The summer I turned 16 I was convinced my parents hated me. I had just finished my sophomore year, celebrated my birthday, was about to get my driver's license & gone to the junior prom with my new boyfriend - life was wonderful. My parents decided to move us from Chicago's northwest side, the only home I had ever known, to the suburbs in search of a single family home in a wonderful neighborhood and school district. Their search landed us in north Hoffman Estates - a mere 27 miles away but it may as well have been the other side of Earth to a teenage drama queen. I was happy in my little, diverse part of the world.
Always a solid honor roll student I had no plans to go away to college; it just was not on my radar. My parents and most of my family worked for the Chicago Transit Authority and my neighborhood was filled blue collar people. I figured I might take a few classes while working as a secretary, like my mother had done. I had no college example and my dreams only reached where I could see. Not until I arrived at a high school where the student parking lot was tons better than the teacher parking lot and I visited classmates in their 3000 square foot brick homes did I even begin to ask "what do these people do for a living". No longer was travel agent the most exotic job within my grasp.

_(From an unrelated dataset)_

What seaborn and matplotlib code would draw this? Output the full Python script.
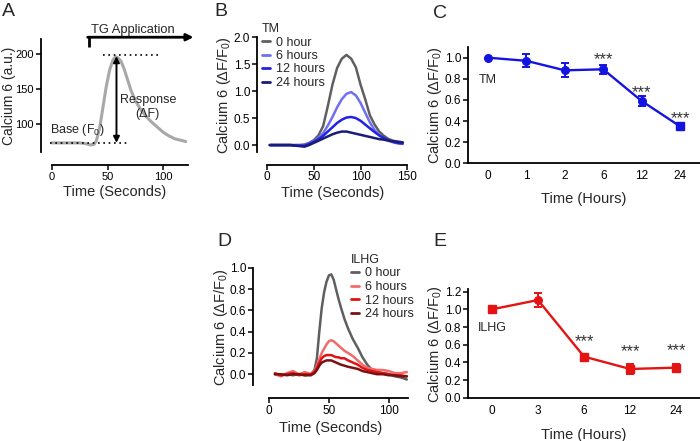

I talked to real estate agents and accountants and engineers and sales professionals. I was surrounded by people who were not from my neighborhood in Chicago, or not even from the U.S., and it was pretty exhilarating.

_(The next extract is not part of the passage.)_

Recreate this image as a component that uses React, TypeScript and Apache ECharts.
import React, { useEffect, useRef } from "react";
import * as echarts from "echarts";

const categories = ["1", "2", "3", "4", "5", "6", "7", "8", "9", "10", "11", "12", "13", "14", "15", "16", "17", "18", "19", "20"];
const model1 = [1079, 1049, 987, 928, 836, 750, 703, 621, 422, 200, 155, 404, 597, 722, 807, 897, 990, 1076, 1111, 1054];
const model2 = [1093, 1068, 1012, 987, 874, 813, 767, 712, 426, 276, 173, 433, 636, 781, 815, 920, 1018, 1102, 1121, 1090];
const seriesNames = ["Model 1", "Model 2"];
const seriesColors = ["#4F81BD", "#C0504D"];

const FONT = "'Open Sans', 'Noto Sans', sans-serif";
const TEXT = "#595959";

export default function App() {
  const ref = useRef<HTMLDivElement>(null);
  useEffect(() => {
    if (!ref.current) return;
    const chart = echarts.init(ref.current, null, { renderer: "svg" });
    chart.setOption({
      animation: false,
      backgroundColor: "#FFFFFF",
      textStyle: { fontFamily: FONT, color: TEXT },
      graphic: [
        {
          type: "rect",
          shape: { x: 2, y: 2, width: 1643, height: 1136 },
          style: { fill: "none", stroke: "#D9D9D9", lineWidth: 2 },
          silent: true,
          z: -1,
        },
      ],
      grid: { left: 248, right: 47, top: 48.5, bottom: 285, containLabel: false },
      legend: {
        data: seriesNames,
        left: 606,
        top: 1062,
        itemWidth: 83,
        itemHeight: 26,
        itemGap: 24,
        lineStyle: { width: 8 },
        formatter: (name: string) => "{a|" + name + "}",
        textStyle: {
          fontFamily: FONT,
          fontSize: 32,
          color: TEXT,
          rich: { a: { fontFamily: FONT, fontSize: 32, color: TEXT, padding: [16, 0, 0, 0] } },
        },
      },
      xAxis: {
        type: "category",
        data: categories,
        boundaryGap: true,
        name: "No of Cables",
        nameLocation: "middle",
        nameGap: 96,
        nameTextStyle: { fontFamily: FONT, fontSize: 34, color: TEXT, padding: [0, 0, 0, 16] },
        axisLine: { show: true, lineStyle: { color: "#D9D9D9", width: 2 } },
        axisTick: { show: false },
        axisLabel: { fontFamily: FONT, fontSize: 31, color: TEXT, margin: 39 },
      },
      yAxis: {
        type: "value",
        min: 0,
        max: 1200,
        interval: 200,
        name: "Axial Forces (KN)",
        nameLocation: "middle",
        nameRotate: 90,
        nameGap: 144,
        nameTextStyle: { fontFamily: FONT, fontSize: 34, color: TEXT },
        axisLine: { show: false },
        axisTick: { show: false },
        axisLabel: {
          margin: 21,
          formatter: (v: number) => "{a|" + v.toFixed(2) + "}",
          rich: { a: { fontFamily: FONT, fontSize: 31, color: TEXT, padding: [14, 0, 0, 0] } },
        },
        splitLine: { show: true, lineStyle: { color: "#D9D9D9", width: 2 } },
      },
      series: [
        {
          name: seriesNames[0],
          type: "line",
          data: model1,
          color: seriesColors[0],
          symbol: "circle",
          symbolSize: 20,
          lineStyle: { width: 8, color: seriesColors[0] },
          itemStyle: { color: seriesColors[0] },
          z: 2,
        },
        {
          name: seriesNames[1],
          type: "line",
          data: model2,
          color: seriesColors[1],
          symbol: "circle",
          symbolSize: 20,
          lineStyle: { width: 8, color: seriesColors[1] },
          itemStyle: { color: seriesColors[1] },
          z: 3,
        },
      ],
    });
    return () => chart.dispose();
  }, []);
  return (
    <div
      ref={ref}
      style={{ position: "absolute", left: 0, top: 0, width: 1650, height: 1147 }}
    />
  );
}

I also brought a sense of "the ‘hood" to those around me in suburbia. No lie - I never thought I would be asked if I was in a gang, if I had to leave Chicago because a gang was after me, if I could dance salsa since I was Puerto Rican or, my personal favorite, if it was harder to speak Puerto Rican or Mexican. I figured out rather quickly that most people live in their own small worlds and that most people stick with the familiar. In high school they are recognized as cliques; in urban areas they are called ghettos or barrios, boroughs or parishes. More often than not, the boundaries are not just determined by geography but by a common link.

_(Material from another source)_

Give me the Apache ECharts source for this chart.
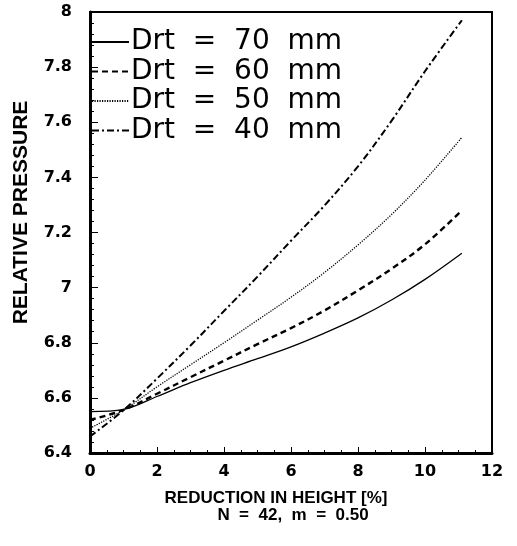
<!DOCTYPE html>
<html>
<head>
<meta charset="utf-8">
<script src="https://cdn.jsdelivr.net/npm/echarts@6/dist/echarts.min.js"></script>
<style>html,body{margin:0;padding:0;background:#fff}#c{width:517px;height:546px}</style>
</head>
<body>
<div id="c"></div>
<script>
var xValues = [0, 1, 2, 3, 4, 5, 6, 7, 8, 9, 10, 11.1];
var seriesNames = ['Drt  =  70  mm', 'Drt  =  60  mm', 'Drt  =  50  mm', 'Drt  =  40  mm'];
var drt70 = [6.55, 6.558, 6.605, 6.655, 6.70, 6.742, 6.785, 6.835, 6.89, 6.955, 7.03, 7.125];
var drt60 = [6.52, 6.556, 6.615, 6.675, 6.735, 6.795, 6.853, 6.917, 6.99, 7.068, 7.157, 7.28];
var drt50 = [6.49, 6.556, 6.64, 6.72, 6.80, 6.882, 6.965, 7.055, 7.155, 7.265, 7.39, 7.545];
var drt40 = [6.46, 6.555, 6.67, 6.79, 6.915, 7.04, 7.17, 7.298, 7.44, 7.605, 7.785, 7.97];
var xTitle = 'REDUCTION IN HEIGHT [%]';
var xSubTitle = 'N  =  42,  m  =  0.50';
var yTitle = 'RELATIVE PRESSURE';

function pairs(ys) { return xValues.map(function (x, i) { return [x, ys[i]]; }); }
var styles = [
  { type: 'solid', width: 1.3 },
  { type: [6, 4], width: 2.4 },
  { type: [1.2, 1.3], width: 1.3 },
  { type: [7, 3, 2, 3], width: 2 }
];
var datas = [drt70, drt60, drt50, drt40];
var series = datas.map(function (d, i) {
  return {
    name: seriesNames[i], type: 'line', data: pairs(d), smooth: 0.35,
    symbol: 'none', showSymbol: false,
    lineStyle: { color: '#000', type: styles[i].type, width: styles[i].width },
    itemStyle: { color: '#000' }
  };
});
var font = 'Liberation Sans, Arial, sans-serif';
var wide = 'DejaVu Sans, sans-serif';
var chart = echarts.init(document.getElementById('c'));
chart.setOption({
  animation: false,
  backgroundColor: '#fff',
  title: {
    text: xSubTitle, left: 293, top: 507, textAlign: 'center', padding: 0,
    textStyle: { fontFamily: font, fontSize: 17, fontWeight: 'bold', color: '#000' }
  },
  grid: { left: 90, right: 25, top: 12, bottom: 93, show: true, borderColor: '#000', borderWidth: 2, backgroundColor: 'transparent' },
  legend: {
    orient: 'vertical', left: 91, top: 28, itemWidth: 37, itemHeight: 14, itemGap: 1.5,
    padding: 0,
    itemStyle: { opacity: 0, borderWidth: 0 },
    data: seriesNames.map(function (n) { return { name: n }; }),
    textStyle: { fontFamily: wide, fontSize: 28, color: '#000', lineHeight: 28, padding: [0, 0, 0, -3] }
  },
  xAxis: {
    type: 'value', min: 0, max: 12, interval: 2,
    name: xTitle, nameLocation: 'middle', nameGap: 37,
    nameTextStyle: { fontFamily: font, fontSize: 17, fontWeight: 'bold', color: '#000', padding: [0, 30, 0, 0] },
    axisLine: { lineStyle: { color: '#000', width: 3 } },
    axisTick: { inside: true, length: 6, lineStyle: { color: '#000' } },
    minorTick: { show: true, splitNumber: 4, length: 3, lineStyle: { color: '#000' } },
    axisLabel: { fontFamily: wide, fontSize: 16, fontWeight: 'bold', color: '#000', margin: 11 },
    splitLine: { show: false }
  },
  yAxis: {
    type: 'value', min: 6.4, max: 8, interval: 0.2,
    name: yTitle, nameLocation: 'middle', nameGap: 58, nameRotate: 90,
    nameTextStyle: { fontFamily: font, fontSize: 21, fontWeight: 'bold', color: '#000', padding: [0, 0, 0, 40] },
    axisLine: { lineStyle: { color: '#000', width: 3 } },
    axisTick: { inside: true, length: 8, lineStyle: { color: '#000' } },
    minorTick: { show: true, splitNumber: 5, length: 4, lineStyle: { color: '#000' } },
    axisLabel: { fontFamily: wide, fontSize: 16, fontWeight: 'bold', color: '#000', margin: 18,
      formatter: function (v) { return String(Math.round(v * 10) / 10); } },
    splitLine: { show: false }
  },
  series: series
});
</script>
</body>
</html>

I remember seeing a Charlie Brown poster that read "The more I learn, the more I learn, how much I have to learn". I had no idea how small my world was until I changed zip codes. Up until that time my parents lived in the same 10 mile radius their entire lives. I did not understand the reason for the move or the change it would make in my life until very recently. As I help people buy and sell their homes, I have noticed the importance that people place on demographics. I applaud my parents now for going outside their comfort zone and not confining their lives to just those from the same high school, employer and culture. My life is immeasurably richer and more colorful now because of the move 20 years ago. It would have been easy for them to find comfort in familiar faces and common names but they stretched and that allowed me to fly.